NAT and Stateful firewalling are commonly bundled together (especially on home systems) but I would not go so far as to say “NAT has a stateful firewall”-

I hear such takes all the time and its really frustrating; usually in threads regarding IPv6, incidentally it is usually programmers who think they understand everything about networks because they know how tcp operates.

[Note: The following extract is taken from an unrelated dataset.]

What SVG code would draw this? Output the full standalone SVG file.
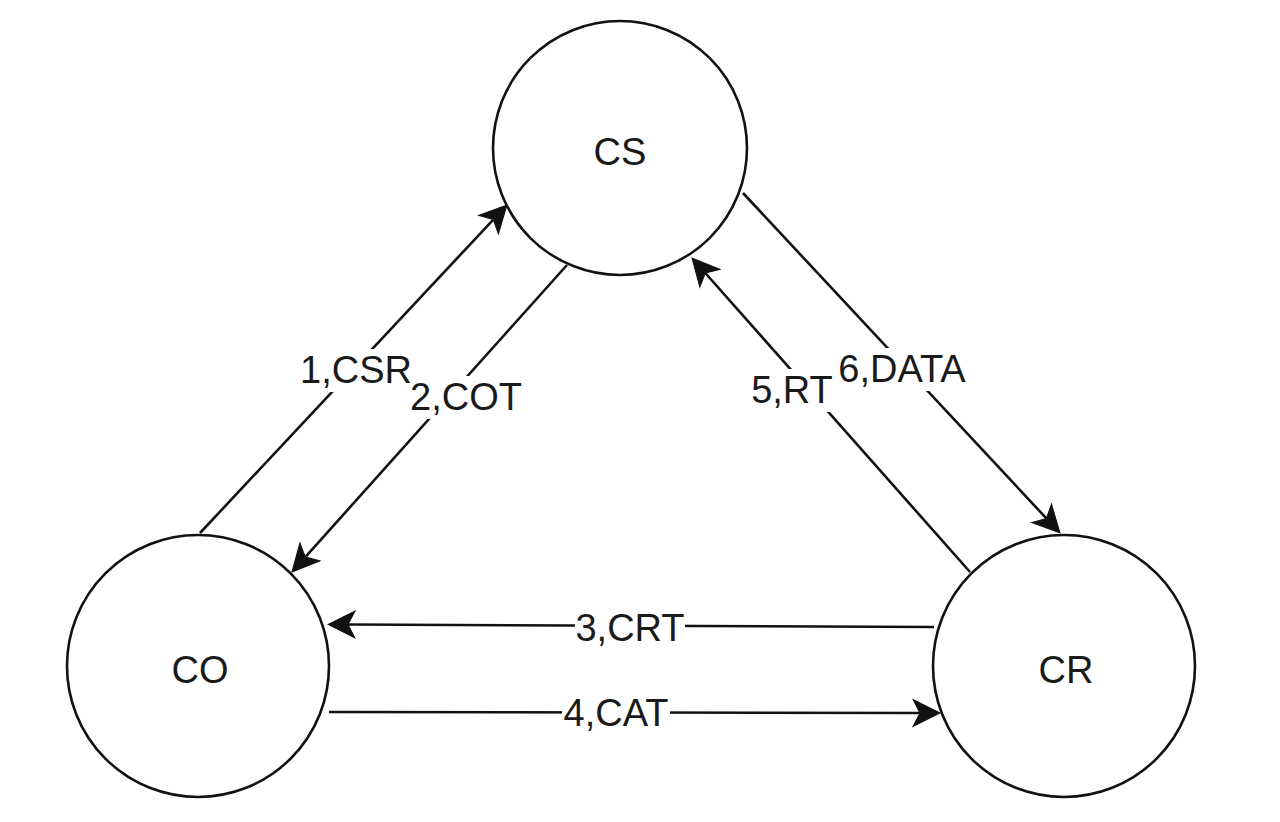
<svg xmlns="http://www.w3.org/2000/svg" width="1280" height="822" viewBox="0 0 1280 822">
  <style>
    .node { fill: #ffffff; stroke: #111111; stroke-width: 2.6; }
    .edge { fill: none; stroke: #111111; stroke-width: 2.6; }
    .lbl { font-family: "Liberation Sans", Arial, Helvetica, sans-serif; font-size: 38px; fill: #1a1a1a; text-anchor: middle; }
    .bg { fill: #ffffff; }
  </style>
  <defs>
    <marker id="arrow" markerUnits="userSpaceOnUse" viewBox="-8 -16 32 32" refX="0" refY="0" markerWidth="32" markerHeight="32" orient="auto">
      <path d="M20,0 L-7,-13.5 L0,0 L-7,13.5 Z" fill="#111111" stroke="#111111" stroke-width="1" stroke-linejoin="miter"/>
    </marker>
  </defs>
  <rect x="0" y="0" width="1280" height="822" fill="#ffffff"/>

  <g id="connectors">
    <path id="e1" class="edge" d="M200,533 L493.3,219.6" marker-end="url(#arrow)"/>
    <path id="e2" class="edge" d="M567,265 L305.3,557.1" marker-end="url(#arrow)"/>
    <path id="e3" class="edge" d="M934,627 L348,624.5" marker-end="url(#arrow)"/>
    <path id="e4" class="edge" d="M329,712 L920,713" marker-end="url(#arrow)"/>
    <path id="e5" class="edge" d="M970,572 L705.3,273" marker-end="url(#arrow)"/>
    <path id="e6" class="edge" d="M743,193 L1046.4,518.4" marker-end="url(#arrow)"/>
  </g>

  <g id="edge-labels">
    <rect class="bg" x="301" y="349" width="111" height="43"/>
    <rect class="bg" x="411" y="376" width="111" height="43"/>
    <rect class="bg" x="575" y="607" width="110" height="43"/>
    <rect class="bg" x="562" y="692" width="108" height="43"/>
    <rect class="bg" x="751" y="369" width="82" height="43"/>
    <rect class="bg" x="836" y="348" width="133" height="43"/>
    <text class="lbl" x="356" y="383">1,CSR</text>
    <text class="lbl" x="466" y="410">2,COT</text>
    <text class="lbl" x="630" y="641">3,CRT</text>
    <text class="lbl" x="616" y="726">4,CAT</text>
    <text class="lbl" x="792" y="403">5,RT</text>
    <text class="lbl" x="902" y="382">6,DATA</text>
  </g>

  <g id="node-CS">
    <circle class="node" cx="620" cy="148" r="127"/>
    <text class="lbl" x="620" y="165">CS</text>
  </g>
  <g id="node-CO">
    <circle class="node" cx="198" cy="666" r="131"/>
    <text class="lbl" x="200" y="683">CO</text>
  </g>
  <g id="node-CR">
    <circle class="node" cx="1064" cy="666" r="131"/>
    <text class="lbl" x="1066" y="683">CR</text>
  </g>
</svg>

> but I would not go so far as to say “NAT has a stateful firewall”-

> I hear such takes all the time and its really frustrating

maybe you'd be less frustrated if you understood what people were saying, because I didn't say that

AWS already do 1:1 NAT and there's additionally a stateful firewall, which necessitates connection state tracking

adding the extra few bytes to do port translation shouldn't vastly increase the memory required

> incidentally it is usually programmers who think they understand everything about networks because they know how tcp operates.

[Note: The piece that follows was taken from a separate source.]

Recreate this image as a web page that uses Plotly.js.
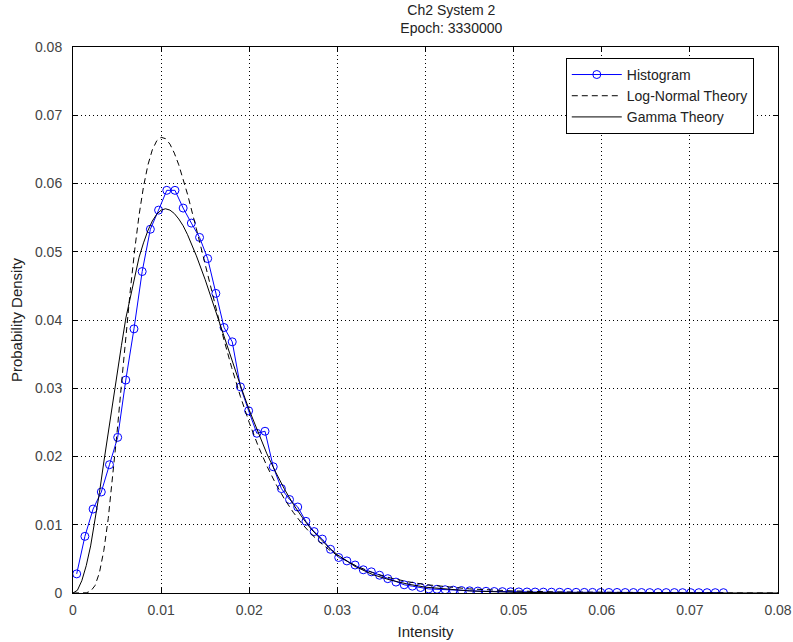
<!DOCTYPE html>
<html>
<head>
<meta charset="utf-8">
<script src="https://cdn.plot.ly/plotly-3.0.1.min.js"></script>
<style>
  html, body { margin: 0; padding: 0; background: #ffffff; }
  #chart { width: 793px; height: 642px; }
</style>
</head>
<body>
<div id="chart"></div>
<script>
// ---- Histogram (bin centres and probability per bin) ----
const histX = [
  0.00042, 0.00135, 0.00228, 0.00321, 0.00414, 0.00507, 0.00599, 0.00692, 0.00785, 0.00878,
  0.00971, 0.01064, 0.01157, 0.01250, 0.01343, 0.01436, 0.01528, 0.01621, 0.01714, 0.01807,
  0.01900, 0.01993, 0.02086, 0.02179, 0.02272, 0.02365, 0.02457, 0.02550, 0.02643, 0.02736,
  0.02829, 0.02922, 0.03015, 0.03108, 0.03201, 0.03294, 0.03386, 0.03479, 0.03572, 0.03665,
  0.03758, 0.03851, 0.03944, 0.04037, 0.04130, 0.04223, 0.04315, 0.04408, 0.04501, 0.04594,
  0.04687, 0.04780, 0.04873, 0.04966, 0.05059, 0.05152, 0.05244, 0.05337, 0.05430, 0.05523,
  0.05616, 0.05709, 0.05802, 0.05895, 0.05988, 0.06081, 0.06173, 0.06266, 0.06359, 0.06452,
  0.06545, 0.06638, 0.06731, 0.06824, 0.06917, 0.07010, 0.07102, 0.07195, 0.07288, 0.07381
];
const histY = [
  0.0028, 0.0083, 0.0123, 0.0148, 0.0188, 0.0228, 0.0312, 0.0387, 0.0471, 0.0533,
  0.0561, 0.0590, 0.0590, 0.0564, 0.0542, 0.0521, 0.0490, 0.0439, 0.0389, 0.0368,
  0.0302, 0.0267, 0.0234, 0.0237, 0.0185, 0.0153, 0.0137, 0.0126, 0.0105, 0.0090,
  0.0079, 0.0064, 0.0052, 0.0047, 0.0041, 0.0034, 0.0031, 0.0026, 0.0021, 0.0016,
  0.0012, 0.0010, 0.0008, 0.0006, 0.00055, 0.00048, 0.00042, 0.00036, 0.00032, 0.00028,
  0.00025, 0.00022, 0.00020, 0.00018, 0.00016, 0.00015, 0.00014, 0.00013, 0.00012, 0.00011,
  0.00010, 0.00010, 0.00009, 0.00009, 0.00008, 0.00008, 0.00008, 0.00007, 0.00007, 0.00007,
  0.00006, 0.00006, 0.00006, 0.00006, 0.00005, 0.00005, 0.00005, 0.00005, 0.00005, 0.00005
];

// ---- Log-normal theory curve ----
const lognX = [
  0, 0.001, 0.0015, 0.002, 0.0025, 0.003, 0.0035, 0.004, 0.0045, 0.005,
  0.0055, 0.006, 0.0065, 0.007, 0.0075, 0.008, 0.0085, 0.009, 0.0095, 0.010,
  0.0105, 0.011, 0.0115, 0.012, 0.0125, 0.013, 0.014, 0.015, 0.016, 0.017,
  0.018, 0.019, 0.020, 0.021, 0.022, 0.023, 0.024, 0.025, 0.026, 0.027,
  0.028, 0.029, 0.030, 0.032, 0.034, 0.036, 0.038, 0.040, 0.045, 0.050,
  0.055, 0.060, 0.065, 0.070, 0.080
];
const lognY = [
  0, 0, 0.00003, 0.00026, 0.00109, 0.00298, 0.00624, 0.01092, 0.01681, 0.02352,
  0.03062, 0.03766, 0.04431, 0.05028, 0.05539, 0.05954, 0.06271, 0.06493, 0.06625, 0.06677,
  0.06657, 0.06577, 0.06445, 0.06274, 0.06070, 0.05841, 0.05336, 0.04803, 0.04278, 0.03773,
  0.03305, 0.02878, 0.02496, 0.02158, 0.01861, 0.01602, 0.01376, 0.01181, 0.01013, 0.00869,
  0.00745, 0.00640, 0.00549, 0.00404, 0.00298, 0.00221, 0.00165, 0.00123, 0.00060, 0.00030,
  0.00016, 0.00008, 0.00004, 0.00002, 0.00001
];

// ---- Gamma theory curve ----
const gammaX = [
  0, 0.0005, 0.001, 0.0015, 0.002, 0.0025, 0.003, 0.0035, 0.004, 0.0045,
  0.005, 0.0055, 0.006, 0.0065, 0.007, 0.0075, 0.008, 0.0085, 0.009, 0.0095,
  0.010, 0.0105, 0.011, 0.0115, 0.012, 0.0125, 0.013, 0.014, 0.015, 0.016,
  0.017, 0.018, 0.019, 0.020, 0.021, 0.022, 0.023, 0.024, 0.025, 0.026,
  0.027, 0.028, 0.029, 0.030, 0.032, 0.034, 0.036, 0.038, 0.040, 0.045,
  0.050, 0.055, 0.060, 0.070, 0.080
];
const gammaY = [
  0, 0.0004, 0.0018, 0.0040, 0.0069, 0.0106, 0.0147, 0.0192, 0.0236, 0.0280,
  0.0322, 0.0363, 0.0403, 0.0432, 0.0464, 0.0492, 0.0513, 0.0531, 0.0545, 0.0555,
  0.0561, 0.0563, 0.0561, 0.0556, 0.0548, 0.0538, 0.0525, 0.0494, 0.0459, 0.0420,
  0.0381, 0.0342, 0.0304, 0.0268, 0.0235, 0.0204, 0.0177, 0.0152, 0.0130, 0.0111,
  0.0094, 0.0080, 0.0067, 0.0056, 0.0039, 0.0027, 0.0019, 0.0013, 0.00085, 0.0003,
  0.0001, 0.00004, 0.00001, 0, 0
];

// ---- Axis ticks ----
const tickVals = [0, 0.01, 0.02, 0.03, 0.04, 0.05, 0.06, 0.07, 0.08];
const tickText = ['0', '0.01', '0.02', '0.03', '0.04', '0.05', '0.06', '0.07', '0.08'];

const FONT = 'Liberation Sans, Arial, Helvetica, sans-serif';

const traces = [
  {
    x: histX, y: histY, name: 'Histogram', type: 'scatter', mode: 'lines+markers',
    line: { color: '#0000ff', width: 1 },
    marker: { symbol: 'circle-open', size: 8, color: '#0000ff', line: { width: 1, color: '#0000ff' } }
  },
  {
    x: lognX, y: lognY, name: 'Log-Normal Theory', type: 'scatter', mode: 'lines',
    line: { color: '#000000', width: 1, dash: '6px,4px' }
  },
  {
    x: gammaX, y: gammaY, name: 'Gamma Theory', type: 'scatter', mode: 'lines',
    line: { color: '#000000', width: 1 }
  }
];

const axisCommon = {
  tickmode: 'array', tickvals: tickVals, ticktext: tickText,
  range: [0, 0.08], autorange: false,
  showline: true, linecolor: '#000000', linewidth: 1, mirror: 'ticks',
  ticks: 'inside', ticklen: 5, tickcolor: '#000000', tickwidth: 1,
  showgrid: true, gridcolor: '#000000', griddash: '1px,3px', gridwidth: 1,
  zeroline: false,
  tickfont: { family: FONT, size: 14, color: '#444444' },
  automargin: false
};

const layout = {
  width: 793, height: 642,
  paper_bgcolor: '#ffffff', plot_bgcolor: '#ffffff',
  margin: { l: 73, r: 15, t: 47, b: 49, pad: 0 },
  font: { family: FONT, size: 14, color: '#000000' },
  title: {
    text: 'Ch2 System 2<br>Epoch: 3330000',
    font: { family: FONT, size: 14, color: '#222222' },
    x: 0.5366, xanchor: 'center', xref: 'paper',
    y: 0.977, yanchor: 'top', yref: 'container'
  },
  xaxis: Object.assign({}, axisCommon, {
    title: { text: 'Intensity', font: { family: FONT, size: 15, color: '#222222' }, standoff: 9 },
    ticklabelstandoff: 4
  }),
  yaxis: Object.assign({}, axisCommon, {
    title: { text: 'Probability Density', font: { family: FONT, size: 15, color: '#222222' }, standoff: 8 },
    ticklabelstandoff: 7
  }),
  showlegend: true,
  legend: {
    x: 0.699, y: 0.98, xanchor: 'left', yanchor: 'top',
    bgcolor: '#ffffff', bordercolor: '#000000', borderwidth: 1,
    font: { family: FONT, size: 14, color: '#222222' },
    tracegroupgap: 0, itemwidth: 50,
    traceorder: 'normal'
  }
};

Plotly.newPlot('chart', traces, layout, { displayModeBar: false, staticPlot: true });
</script>
</body>
</html>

from someone who has written a commercial packet filter: in terms of complexity, TCP blows the preceding layers of the stack out of the water

In almost all NAT implementations, public-side ports are dynamically assigned, which implies that inbound connections aren't possible (unless port forwarding is explicitly configured).

Is that really conceptually so different from a stateful firewall allowing inbound packets only for established connections/flows?

"NATs are good because otherwise people wouldn't have any firewalls" is a tired take, yes, but I don't see the point being needlessly pedantic about the semantics of NAT vs. stateful firewalls when in this case, the effect is the same: No inbound packets without prior outbound packets (or a connection establishment for TCP).

Generally an ISP does not have a stateful firewall prior to deploying CGNAT.